Your goal
Spot each line in the records below where the word "matplotlib" occurs, then copy it.

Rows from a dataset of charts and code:
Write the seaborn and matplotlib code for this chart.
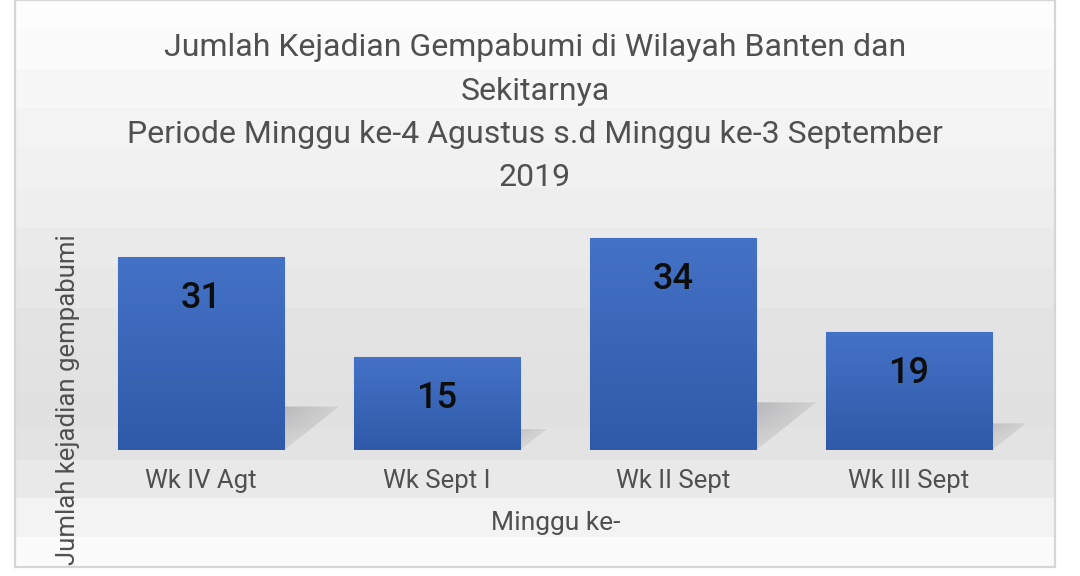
import numpy as np
import pandas as pd
import matplotlib
matplotlib.use("Agg")
import matplotlib.pyplot as plt
import seaborn as sns
from matplotlib.patches import Polygon
from matplotlib.colors import LinearSegmentedColormap

# ---- data ----
weeks = ["Wk IV Agt", "Wk Sept I", "Wk II Sept", "Wk III Sept"]
counts = [31, 15, 34, 19]
title_lines = [
    "Jumlah Kejadian Gempabumi di Wilayah Banten dan",
    "Sekitarnya",
    "Periode Minggu ke-4 Agustus s.d Minggu ke-3 September",
    "2019",
]
x_title = "Minggu ke-"
y_title = "Jumlah kejadian gempabumi"

sns.set_theme(style="white")
plt.rcParams['font.family'] = ['Roboto', 'DejaVu Sans']

W, H = 1080, 576
fig = plt.figure(figsize=(W / 100, H / 100), dpi=100)
fig.patch.set_facecolor('white')

TXT = '#505050'

# ---- background frame with stepped vertical gradient ----
fx0, fx1, fy1 = 15, 1055, 567
bg = fig.add_axes([fx0 / W, 1 - fy1 / H, (fx1 - fx0) / W, fy1 / H], zorder=0)
bands = [(0, 28, 253), (28, 69, 251), (69, 108, 247), (108, 148, 244),
         (148, 188, 241), (188, 228, 238), (228, 268, 234), (268, 308, 231),
         (308, 348, 228), (348, 388, 226), (388, 428, 225), (428, 460, 227),
         (460, 498, 233), (498, 537, 243), (537, 567, 251)]
arr = np.zeros((fy1, 1))
for a, b, g in bands:
    arr[a:b] = g
bg.imshow(arr, cmap='gray', vmin=0, vmax=255, aspect='auto',
          extent=(0, 1, 0, 1), interpolation='nearest')
bg.set_xticks([]); bg.set_yticks([])
for s in bg.spines.values():
    s.set_color('#d6d6d6'); s.set_linewidth(1.6)

# ---- main axes ----
ax = fig.add_axes([83 / W, 1 - 450 / H, 944 / W, 218 / H], zorder=1)
ax.patch.set_alpha(0)
df = pd.DataFrame({"week": weeks, "count": counts})
sns.barplot(data=df, x="week", y="count", color="#3a67bb", saturation=1,
            width=0.705, ax=ax, zorder=3)

bar_cmap = LinearSegmentedColormap.from_list("bar", ["#2f5aa8", "#4472c6"])
grad = np.linspace(0, 1, 256).reshape(-1, 1)[::-1]

for patch, v in zip(ax.patches, counts):
    x0 = patch.get_x(); w = patch.get_width(); h = patch.get_height()
    patch.set_edgecolor("#5f86cf"); patch.set_linewidth(0.8)
    im = ax.imshow(grad, cmap=bar_cmap, vmin=0, vmax=1, aspect='auto',
                   extent=(x0, x0 + w, 0, h), zorder=3.5, origin='upper')
    im.set_clip_path(patch)
    # shadow
    hs = 0.225 * h
    dx = 0.0075 * h
    poly = Polygon([(x0, 0), (x0 + w, 0), (x0 + w + dx, hs), (x0 + dx, hs)],
                   closed=True, facecolor='none', edgecolor='none', zorder=2)
    ax.add_patch(poly)
    ny, nx = 60, 120
    yy = np.linspace(1, 0, ny).reshape(-1, 1)
    xx = np.linspace(0, 1, nx).reshape(1, -1)
    alpha = 0.62 * (0.35 + 0.65 * yy) * np.clip(1.25 - xx ** 2, 0, 1)
    rgba = np.zeros((ny, nx, 4))
    rgba[..., 0] = 0.52; rgba[..., 1] = 0.51; rgba[..., 2] = 0.53
    rgba[..., 3] = np.clip(alpha, 0, 1)
    sh = ax.imshow(rgba, aspect='auto', extent=(x0, x0 + w + dx, 0, hs),
                   zorder=2, origin='upper')
    sh.set_clip_path(poly)
    # value label
    ax.annotate(str(v), xy=(x0 + w / 2, h), xytext=(0, -30),
                textcoords='offset points', ha='center', va='center',
                fontsize=26, fontweight='medium', color='#0d0d0d',
                family=['Roboto', 'DejaVu Sans'], zorder=5)

ax.set_xlim(-0.5, 3.5)
ax.set_ylim(0, 35)
ax.set_yticks([])
for s in ax.spines.values():
    s.set_visible(False)
ax.tick_params(axis='x', length=0, pad=14, labelsize=18.5, labelcolor=TXT)

ax.set_xlabel(x_title, fontsize=19, color=TXT)
ax.xaxis.set_label_coords((556 - 83) / 944, (450 - 523) / 218)
ax.xaxis.label.set_va('center')
ax.set_ylabel(y_title, fontsize=18.5, color=TXT)
ax.yaxis.set_label_coords((68 - 83) / 944, (450 - 400) / 218)
ax.yaxis.label.set_va('center')

# ---- title ----
baselines = [56, 99.5, 143, 186.5]
for line, yb in zip(title_lines, baselines):
    fig.text(535 / W, 1 - yb / H, line, ha='center', va='baseline',
             fontsize=23, color=TXT)

fig.savefig("out.png", dpi=100, facecolor='white')
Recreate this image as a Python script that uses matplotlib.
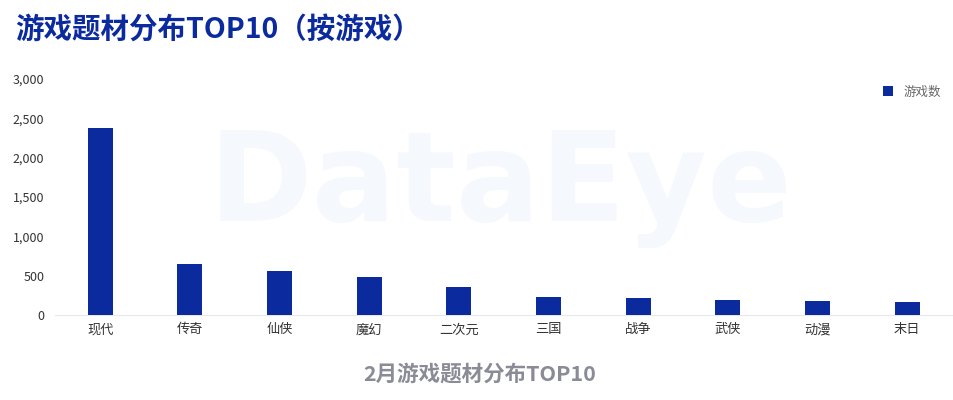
import matplotlib.pyplot as plt

plt.rcParams['font.family'] = ['Noto Sans CJK SC', 'DejaVu Sans']

# 数据
categories = ['现代', '传奇', '仙侠', '魔幻', '二次元', '三国', '战争', '武侠', '动漫', '末日']
game_counts = [2380, 650, 555, 485, 360, 232, 218, 197, 181, 168]
y_ticks = [0, 500, 1000, 1500, 2000, 2500, 3000]

bar_color = '#0B2A9E'

fig = plt.figure(figsize=(9.54, 4), dpi=100)
ax = fig.add_axes([0.058, 0.2125, 0.94, 0.59])

# 水印
fig.text(0.525, 0.53, 'DataEye', fontsize=90, fontweight='bold',
         color='#f5f8fd', ha='center', va='center', family='DejaVu Sans', zorder=0)

x = range(len(categories))
ax.bar(x, game_counts, width=0.28, color=bar_color, label='游戏数', zorder=3)

ax.set_xlim(-0.5, len(categories) - 0.5)
ax.set_ylim(0, 3000)
ax.set_yticks(y_ticks)
ax.set_yticklabels([f'{v:,}' for v in y_ticks], fontsize=9, color='#333333')
ax.set_xticks(list(x))
ax.set_xticklabels(categories, fontsize=9.5, color='#333333')
ax.tick_params(axis='both', length=0, pad=6)
ax.tick_params(axis='y', pad=8)

for s in ['top', 'right', 'left']:
    ax.spines[s].set_visible(False)
ax.spines['bottom'].set_color('#e6e8ee')
ax.patch.set_alpha(0)

ax.legend(loc='upper right', frameon=False, fontsize=9, handlelength=0.8,
          handleheight=0.8, bbox_to_anchor=(1.0, 1.02), labelcolor='#666666')

fig.text(0.016, 0.925, '游戏题材分布TOP10（按游戏）', fontsize=20.5, fontweight='heavy',
         color='#0B2A9E', ha='left', va='center')
fig.text(0.503, 0.065, '2月游戏题材分布TOP10', fontsize=15.5, fontweight='bold',
         color='#8a8b96', ha='center', va='center')

fig.savefig('out.png', dpi=100)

Result of this exercise
Write the seaborn and matplotlib code for this chart.
import matplotlib
matplotlib.use("Agg")
import matplotlib.pyplot as plt
from matplotlib.patches import Polygon
from matplotlib.colors import LinearSegmentedColormap
Recreate this image as a Python script that uses matplotlib.
import matplotlib.pyplot as plt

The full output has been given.